Notre première priorité

Après trois ans d’exploitation du LHC, nous n’en sommes encore qu’aux prémices d’un long programme de recherche auprès de notre installation phare, et j’espère que l’on se rappellera du 4 juillet 2012 comme une date parmi d’autres au chapitre des nombreuses découvertes historiques qui vont suivre dans les prochaines années. La pleine exploitation du LHC reste la première priorité du CERN pour les dix ans à venir, voire plus. À l’heure où les spéculations vont bon train sur les futures installations possibles suite à la découverte d’une nouvelle particule aux caractéristiques compatibles avec celles du Higgs, il est fondamental de le rappeler. Pour cela, il faudra bien sûr poursuivre notre collaboration à l’échelle planétaire, et il est essentiel que le CERN travaille de manière constructive avec d’autres régions.

 

Il importe de regarder devant nous, d'autant qu’en physique des particules, la réalisation de nouveaux projets est un long processus, et que notre discipline devient par nature de plus en plus mondiale. C’est la raison pour laquelle la communauté européenne de la physique des particules s’attèle à présent à mettre à jour sa stratégie à long terme. Regarder devant nous nous a permis d’être prêts sur le plan technologique pour construire le LHC lorsque le moment a été propice, au milieu des années 1990, pour solliciter un financement auprès de nos États membres. Et regarder devant nous a permis à la technologie du collisionneur linéaire d’arriver au stade où une telle machine pourrait être construite aujourd’hui s’il y avait une volonté politique en ce sens.

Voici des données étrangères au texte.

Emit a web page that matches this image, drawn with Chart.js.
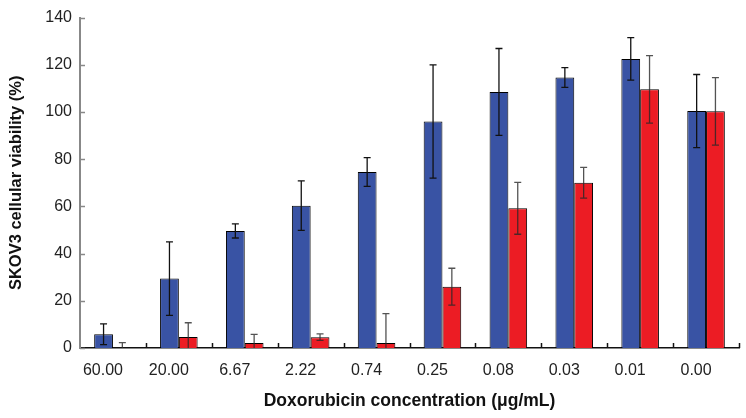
<!DOCTYPE html>
<html>
<head>
<meta charset="utf-8">
<script src="https://cdn.jsdelivr.net/npm/chart.js@4"></script>
<style>
  html, body { margin: 0; padding: 0; background: #fff; }
  #wrap { width: 746px; height: 418px; }
</style>
</head>
<body>
<div id="wrap"><canvas id="viabilityChart"></canvas></div>
<script>
// concentration categories (µg/mL)
const concentrations = ["60.00", "20.00", "6.67", "2.22", "0.74", "0.25", "0.08", "0.03", "0.01", "0.00"];

// blue series: mean and error
const blueValues = [5.8, 29.4, 49.6, 60.3, 74.6, 96.0, 108.5, 114.6, 122.5, 100.4];
const blueErrors = [4.4, 15.6, 3.0, 10.5, 6.1, 24.0, 18.4, 4.2, 9.0, 15.5];

// red series: mean and error
const redValues = [0, 4.7, 2.1, 4.6, 2.1, 26.0, 59.2, 70.0, 109.6, 100.3];
const redErrors = [2.3, 6.0, 3.7, 1.4, 12.5, 7.8, 11.0, 6.5, 14.3, 14.3];

const yTicks = [0, 20, 40, 60, 80, 100, 120, 140];

// draws error bars (with caps) on top of each bar
const errorBars = {
  id: "errorBars",
  afterDatasetsDraw(chart) {
    const ctx = chart.ctx;
    const y = chart.scales.y;
    const area = chart.chartArea;
    chart.data.datasets.forEach((ds, di) => {
      const meta = chart.getDatasetMeta(di);
      ctx.save();
      ctx.beginPath();
      ctx.rect(area.left, area.top - 5, area.right - area.left, area.bottom - area.top + 5);
      ctx.clip();
      ctx.strokeStyle = ds.errorColor;
      ctx.lineWidth = 1.3;
      meta.data.forEach((bar, i) => {
        const v = ds.data[i];
        const e = ds.errors[i];
        const top = y.getPixelForValue(v + e);
        const bottom = y.getPixelForValue(Math.max(v - e, 0));
        ctx.beginPath();
        ctx.moveTo(bar.x, top);
        ctx.lineTo(bar.x, bottom);
        ctx.moveTo(bar.x - 3.5, top);
        ctx.lineTo(bar.x + 3.5, top);
        if (v - e > 0) {
          ctx.moveTo(bar.x - 3.5, bottom);
          ctx.lineTo(bar.x + 3.5, bottom);
        }
        ctx.stroke();
      });
      ctx.restore();
    });
  }
};

// inward tick marks on both axes
const inwardTicks = {
  id: "inwardTicks",
  afterDraw(chart) {
    const ctx = chart.ctx;
    const x = chart.scales.x;
    const y = chart.scales.y;
    ctx.save();
    ctx.lineWidth = 1.5;
    ctx.strokeStyle = "#888";
    yTicks.forEach(t => {
      const py = Math.round(y.getPixelForValue(t)) + 0.5;
      ctx.beginPath();
      ctx.moveTo(x.left, py);
      ctx.lineTo(x.left + 5, py);
      ctx.stroke();
    });
    ctx.strokeStyle = "#111";
    for (let i = 0; i < concentrations.length; i++) {
      const px = Math.round(x.getPixelForValue(i + 0.5)) + 0.5;
      ctx.beginPath();
      ctx.moveTo(px, y.bottom);
      ctx.lineTo(px, y.bottom - 5);
      ctx.stroke();
    }
    ctx.restore();
  }
};

const ctx = document.getElementById("viabilityChart").getContext("2d");
const viabilityChart = new Chart(ctx, {
  type: "bar",
  data: {
    labels: concentrations,
    datasets: [
      {
        label: "Blue",
        data: blueValues,
        errors: blueErrors,
        errorColor: "#111",
        backgroundColor: "#3953a4",
        borderColor: "#000",
        borderWidth: 1,
        barPercentage: 1.0,
        categoryPercentage: 0.57,
      },
      {
        label: "Red",
        data: redValues,
        errors: redErrors,
        errorColor: "rgba(40,40,40,0.8)",
        backgroundColor: "#ec1c24",
        borderColor: "#000",
        borderWidth: 1,
        barPercentage: 1.0,
        categoryPercentage: 0.57,
      },
    ],
  },
  options: {
    responsive: true,
    maintainAspectRatio: false,
    animation: false,
    layout: { padding: { top: 13, right: 7, left: 0, bottom: 0 } },
    plugins: {
      legend: { display: false },
      tooltip: { enabled: false },
    },
    scales: {
      x: {
        grid: { display: false, drawTicks: false },
        border: { display: true, color: "#111", width: 1.5 },
        ticks: {
          color: "#222",
          padding: 13,
          labelOffset: -10,
          maxRotation: 0,
          autoSkip: false,
          font: { family: "'Liberation Sans', Arial, sans-serif", size: 16 },
        },
        title: {
          display: true,
          text: "Doxorubicin concentration (μg/mL)",
          color: "#111",
          padding: { top: 0, bottom: 6 },
          font: { family: "'Liberation Sans', Arial, sans-serif", size: 17.5, weight: "bold" },
        },
        afterFit(scale) { scale.height = 70; },
      },
      y: {
        min: 0,
        max: 140,
        afterBuildTicks(scale) { scale.ticks = yTicks.map(v => ({ value: v })); },
        grid: { display: false, drawTicks: false },
        border: { display: true, color: "#888", width: 2 },
        ticks: {
          color: "#222",
          padding: 8,
          font: { family: "'Liberation Sans', Arial, sans-serif", size: 16 },
        },
        title: {
          display: true,
          text: "SKOV3 cellular viability (%)",
          color: "#111",
          padding: { top: 7, bottom: 0 },
          font: { family: "'Liberation Sans', Arial, sans-serif", size: 16.5, weight: "bold" },
        },
        afterFit(scale) { scale.width = 80; },
      },
    },
  },
  plugins: [errorBars, inwardTicks],
});
</script>
</body>
</html>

C’est ce genre d’anticipation qui, associé au nouvel élan apporté par la découverte annoncée en juillet par ATLAS et CMS, a conduit les physiciens japonais à dire qu’ils étaient prêts à construire un collisionneur linéaire « usine à Higgs ». Le Japon a défini récemment sa stratégie pour la physique des particules et fait du collisionneur linéaire sa première priorité. La nouvelle a été annoncée lors de la réunion consacrée à la stratégie européenne pour la physique des particules, à Cracovie, en septembre ; et, lors de ma récente visite au Japon, j’ai pu constater que les plus hauts milieux politiques et scientifiques s’en faisaient l’écho.

Le Japon propose d’accueillir un collisionneur linéaire qui serait construit en deux étapes : une usine à Higgs, puis une machine de plus haute énergie. L’essentiel du financement serait apporté par le Japon, le reste par d’autres régions du monde. Ce serait un projet audacieux pour le Japon, mais, même si sa construction devait commencer demain, il faudrait une décennie avant qu’une telle machine ne soit opérationnelle : elle entrerait en service au moment où le LHC aurait atteint les deux tiers de sa durée de vie opérationnelle.

On me demande souvent quelle est ma position à l’égard de la proposition japonaise et je réponds que nous devons attendre que le processus de mise à jour de la stratégie européenne pour la physique des particules soit parvenu à terme. L’engagement de l’Europe auprès d’autres régions, que ce soit pour l’exploitation du LHC ou pour la participation de ce continent à des projets menés ailleurs dans le monde, est l'une des grandes questions à l'étude par le Groupe sur la stratégie européenne. Toutes les options - collisionneur de leptons, collisionneur électron-proton, Super LHC, et autres ambitieuses installations neutrino - doivent être examinées par ce groupe et synthétisées dans une proposition cohérente qui sera présentée au Conseil du CERN pour discussion en mars, et pour approbation en mai. En mai, la session du Conseil se tiendra à Bruxelles, ce qui permettra de présenter la stratégie aux ministres européens de la science réunis pour le Conseil européen compétitivité. En attendant, la communauté mondiale de la physique des particules va continuer à savourer les performances du LHC, de ses expériences et de son informatique, permettant de récolter une riche moisson de nouveaux résultats.